PARKING ORDINANCE NO.133-Essentially, this is what it said: "It shall be unlawful for any person or persons to leave any motor vehicle parked on Broadway St. between Nichols St. and the Atchison, Topeka and Sant Fe Railway unless said vehicles were parked at the side of the street at an angle of about 45 degrees to the curb, the right side of the vehicle being nearest the curb. Motor vehicles shall not park in sections designated "No Parking" or within 15 feet of a fire hydrant."-effective July 3, 1925. (Has this been repealed?)
HE WAS ROBBED: The driver of a Cannon Ball Motor Transportation Co. bus was relieved of about $30 cash (today's value=$450.00) last Sunday morning at about 12:05 o'clock by two bandits who signaled to bus to stop and boarded it at a point near what is known as the Pape railroad crossing between Monmouth and Kirkwood.

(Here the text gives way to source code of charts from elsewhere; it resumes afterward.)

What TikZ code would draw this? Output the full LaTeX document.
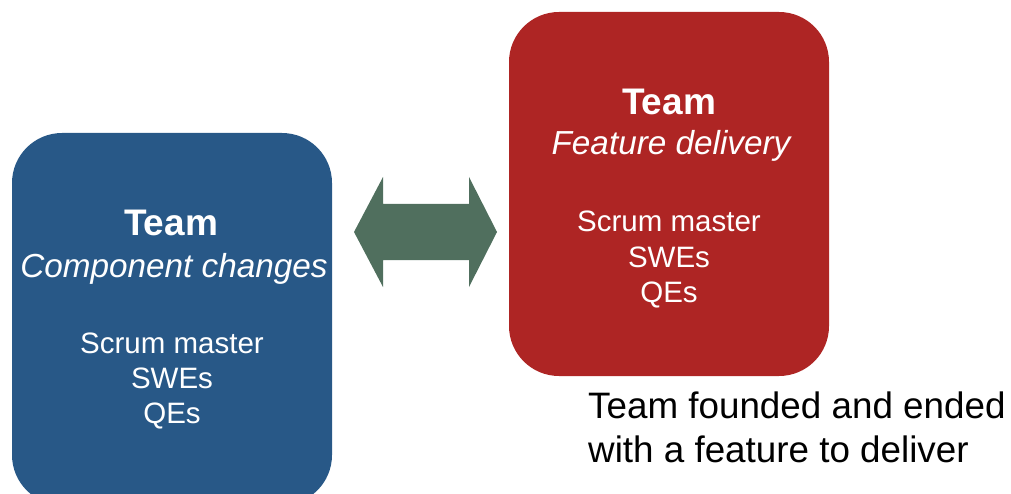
\documentclass[tikz,border=0pt]{standalone}
\usepackage{fontspec}
\setmainfont{Liberation Sans}
\definecolor{teamblue}{RGB}{40,88,135}
\definecolor{teamred}{RGB}{174,37,36}
\definecolor{arrowgreen}{RGB}{80,111,94}
\tikzset{
  teambox/.style={rounded corners=50pt, inner sep=0pt, minimum width=320pt, draw=none},
  titletext/.style={anchor=base, inner sep=0pt, text=white, font=\fontsize{37}{40}\selectfont\bfseries},
  subtext/.style={anchor=base, inner sep=0pt, text=white, font=\fontsize{33.3}{40}\selectfont\itshape},
  roletext/.style={anchor=base, inner sep=0pt, text=white, font=\fontsize{29.5}{34}\selectfont},
  notetext/.style={anchor=base west, inner sep=0pt, text=black, font=\fontsize{36.8}{44}\selectfont}
}
\begin{document}
\begin{tikzpicture}[x=1pt,y=-1pt]
\useasboundingbox (0,0) rectangle (1011,494);
\clip (0,0) rectangle (1011,494);
% boxes
\node[teambox, fill=teamblue, minimum height=372pt] (blue) at (172,319) {};
\node[teambox, fill=teamred, minimum height=364pt] (red) at (669,194) {};
% double arrow
\coordinate (al) at (354,232);
\coordinate (ar) at (497,232);
\fill[arrowgreen] (al) -- (383,177) -- (383,204) -- (469,204) -- (469,177) -- (ar)
  -- (469,287) -- (469,260) -- (383,260) -- (383,287) -- cycle;
% blue texts
\node[titletext] (bt1) at (171,236) {Team};
\node[subtext] (bt2) at (174,277) {Component changes};
\node[roletext] (br1) at (172,353) {Scrum master};
\node[roletext] (br2) at (172,388) {SWEs};
\node[roletext] (br3) at (172,423) {QEs};
% red texts
\node[titletext] (rt1) at (669,115) {Team};
\node[subtext] (rt2) at (671,155) {Feature delivery};
\node[roletext] (rr1) at (669,232) {Scrum master};
\node[roletext] (rr2) at (669,267) {SWEs};
\node[roletext] (rr3) at (669,302) {QEs};
% note
\node[notetext] (n1) at (588,418) {Team founded and ended};
\node[notetext] (n2) at (588,462) {with a feature to deliver};
\end{tikzpicture}
\end{document}
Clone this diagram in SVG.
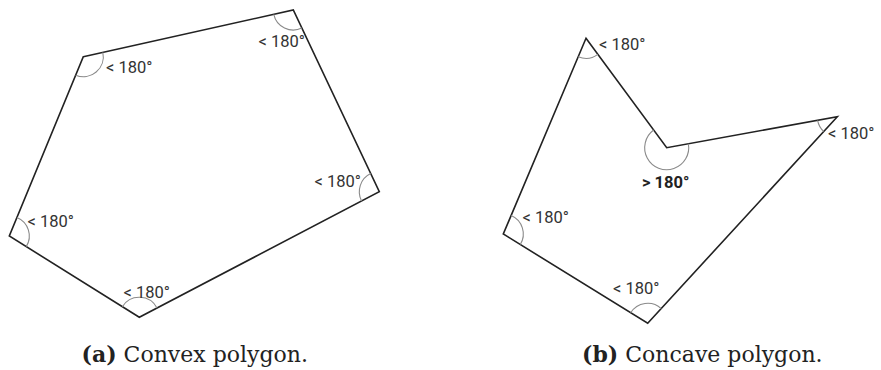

After forcing the driver, Fay Stanford, to hand over the cash which he had collected, the bandits put the bus temporarily out of commission by cutting some wires in the motor and the made their escape in an old Ford car which they had in the waiting nearby.
Being about midnight hour there were no passengers in the bus at the time of the robbery or a larger haul might have been made. Officers at Monmouth were notified of the occurrence as soon as they could be reached and a hunt for the bandits started. There are little prospects, however of their being caught.
WEATHER REPORT: After several days of intense, sweltering heat during which the mercury has hovered between 90 and 100 in the shade, the cool breeze from the north today is calculated to cause the reflection that after all, Illinois weather, taking it on the whole, is not been of the dry scorching variety which causes vegetation to wither and die. The face of nature never presented a fresher appearance at this time of the year in the locality than it does at the present.